Renault is one of the few French companies that has shaped French people's idea of their country. The connection between the brand and the "national narrative," as essayist Raphaël Llorca called it, is what is fueling the protest against an auction due to be held on June 6 at Christie's in Paris of 33 works from the Renault collection, complemented by an online sale of drawings by Henri Michaux.
"This sale betrays the spirit of the collection; it distorts and disfigures a unique ensemble," railed Delphine Renard after first speaking out in Le Figaro. The psychoanalyst is taking a stand because this collection was created in 1967 by her father, Claude Renard, a senior executive at the then state-owned carmaker. He wanted to bring the world of industry and contemporary art closer together at a time when art was not the tool of distinction and speculation that it has since become.
The estates of Jean Degottex, Simon Hantaï and Jesus-Rafael Soto, as well as that of former Centre Pompidou curator Margit Rowell, the legal successor to painter Georges Noël, have joined her fight. "The spirit of this patronage was to form an indivisible collection, which was never to be resold," they protested in an open letter published by Le Monde. Ramuntcho Matta, the son of painter Roberto Matta, five of whose works feature in the Christie's sale, was also outraged "that a flagship of the French economy should sacrifice part of its cultural heritage that was purchased for social purposes."
"For my father, who took me on his shoulders to the Peugeot workers' picket line, Renault was a different kind of company, which treated its employees better," he added. "For him, this collection had a social and political value."

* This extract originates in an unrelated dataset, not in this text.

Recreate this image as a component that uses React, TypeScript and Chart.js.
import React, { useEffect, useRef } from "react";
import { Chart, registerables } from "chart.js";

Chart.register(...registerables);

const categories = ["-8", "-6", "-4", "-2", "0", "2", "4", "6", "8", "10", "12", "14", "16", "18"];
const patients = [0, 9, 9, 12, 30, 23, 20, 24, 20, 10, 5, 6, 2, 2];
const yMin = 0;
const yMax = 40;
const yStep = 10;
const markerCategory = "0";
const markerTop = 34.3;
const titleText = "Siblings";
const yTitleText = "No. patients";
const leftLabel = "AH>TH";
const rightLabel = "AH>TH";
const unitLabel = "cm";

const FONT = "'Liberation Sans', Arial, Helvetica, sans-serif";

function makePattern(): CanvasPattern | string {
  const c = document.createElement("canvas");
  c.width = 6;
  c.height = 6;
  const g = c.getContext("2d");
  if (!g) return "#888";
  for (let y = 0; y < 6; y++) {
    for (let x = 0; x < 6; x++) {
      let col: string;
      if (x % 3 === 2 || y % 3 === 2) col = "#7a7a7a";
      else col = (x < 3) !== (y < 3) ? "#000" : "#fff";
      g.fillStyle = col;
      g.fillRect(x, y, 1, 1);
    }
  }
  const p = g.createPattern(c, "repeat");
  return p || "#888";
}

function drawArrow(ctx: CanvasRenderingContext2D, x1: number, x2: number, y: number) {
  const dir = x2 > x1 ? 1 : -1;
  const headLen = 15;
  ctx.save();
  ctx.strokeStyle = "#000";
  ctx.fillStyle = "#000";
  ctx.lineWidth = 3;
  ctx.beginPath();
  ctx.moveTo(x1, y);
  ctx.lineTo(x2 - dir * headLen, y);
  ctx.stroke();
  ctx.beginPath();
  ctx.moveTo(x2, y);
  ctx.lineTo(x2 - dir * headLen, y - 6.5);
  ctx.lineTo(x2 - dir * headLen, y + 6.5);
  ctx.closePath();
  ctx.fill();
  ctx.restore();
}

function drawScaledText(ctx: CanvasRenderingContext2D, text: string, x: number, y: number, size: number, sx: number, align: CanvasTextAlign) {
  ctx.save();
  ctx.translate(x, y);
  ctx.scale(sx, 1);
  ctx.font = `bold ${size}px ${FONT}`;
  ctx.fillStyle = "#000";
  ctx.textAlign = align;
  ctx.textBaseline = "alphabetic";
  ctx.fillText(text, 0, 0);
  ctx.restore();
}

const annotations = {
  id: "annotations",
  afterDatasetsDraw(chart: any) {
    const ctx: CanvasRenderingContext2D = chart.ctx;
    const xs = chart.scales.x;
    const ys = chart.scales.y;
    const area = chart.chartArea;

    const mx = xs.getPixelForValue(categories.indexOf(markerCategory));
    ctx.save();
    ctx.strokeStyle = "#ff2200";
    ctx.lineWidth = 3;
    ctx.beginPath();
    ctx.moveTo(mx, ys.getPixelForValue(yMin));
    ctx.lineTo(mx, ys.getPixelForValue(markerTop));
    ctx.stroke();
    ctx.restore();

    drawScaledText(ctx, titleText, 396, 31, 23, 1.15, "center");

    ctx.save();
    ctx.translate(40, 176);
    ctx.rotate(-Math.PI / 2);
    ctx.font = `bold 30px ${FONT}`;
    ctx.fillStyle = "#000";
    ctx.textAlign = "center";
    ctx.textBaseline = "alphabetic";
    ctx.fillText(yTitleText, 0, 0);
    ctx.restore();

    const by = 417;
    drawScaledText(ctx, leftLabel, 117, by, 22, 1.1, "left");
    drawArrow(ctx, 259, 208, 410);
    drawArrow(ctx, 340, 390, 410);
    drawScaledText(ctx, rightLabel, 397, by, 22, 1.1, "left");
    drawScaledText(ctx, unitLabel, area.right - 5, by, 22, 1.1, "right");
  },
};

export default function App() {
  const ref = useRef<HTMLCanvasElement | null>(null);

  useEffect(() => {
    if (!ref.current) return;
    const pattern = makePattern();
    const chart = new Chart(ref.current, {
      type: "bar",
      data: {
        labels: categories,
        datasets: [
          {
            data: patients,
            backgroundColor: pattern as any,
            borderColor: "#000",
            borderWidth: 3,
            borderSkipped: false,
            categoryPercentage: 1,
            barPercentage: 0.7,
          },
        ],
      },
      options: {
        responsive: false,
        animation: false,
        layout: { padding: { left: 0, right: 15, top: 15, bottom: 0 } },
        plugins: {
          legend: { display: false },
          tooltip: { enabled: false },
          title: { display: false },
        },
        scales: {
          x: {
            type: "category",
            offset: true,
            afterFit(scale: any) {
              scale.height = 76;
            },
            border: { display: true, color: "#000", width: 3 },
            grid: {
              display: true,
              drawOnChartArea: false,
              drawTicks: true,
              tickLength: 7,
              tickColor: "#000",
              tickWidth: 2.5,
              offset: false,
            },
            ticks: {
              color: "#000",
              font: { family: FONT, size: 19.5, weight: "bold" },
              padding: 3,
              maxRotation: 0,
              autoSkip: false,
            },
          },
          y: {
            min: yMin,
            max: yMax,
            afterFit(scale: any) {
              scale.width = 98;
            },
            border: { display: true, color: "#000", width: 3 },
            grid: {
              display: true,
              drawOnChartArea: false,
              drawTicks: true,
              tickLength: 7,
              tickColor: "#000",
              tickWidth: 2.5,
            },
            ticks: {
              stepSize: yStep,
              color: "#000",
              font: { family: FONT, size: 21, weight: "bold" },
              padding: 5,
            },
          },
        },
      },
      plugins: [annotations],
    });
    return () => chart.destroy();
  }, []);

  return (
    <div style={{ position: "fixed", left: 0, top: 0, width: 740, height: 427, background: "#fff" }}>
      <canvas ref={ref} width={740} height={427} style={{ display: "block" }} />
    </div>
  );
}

Although they don't have the power to contest the sale's legality, those who saw the collection grow over the years, sometimes with no connection to its core business, deplore the way it's being auctioned off. "It's not very smart to put on the market 30 drawings by Michaux with very low estimates all at once and without a reserve price. It sends a clear message: 'We want to get rid of them; you just need to bend down to claim them,'" lamented Jean Frémon, co-director of Galerie Lelong in Paris, which sold many works to the company. "We sold the works at prices that took into account the fact that this was a public collection and that it wasn't going to be resold."
Bernard Ceysson, the former director of Saint-Etienne's Museum of Modern and Contemporary Art and who now works in the art trade, believes the problem is one of ethics and exemplarity. She regretted "that Renault has completely switched to a private company mindset." The company's capital, which was opened up to the private sector in the 1990s, is now only 15% state-owned.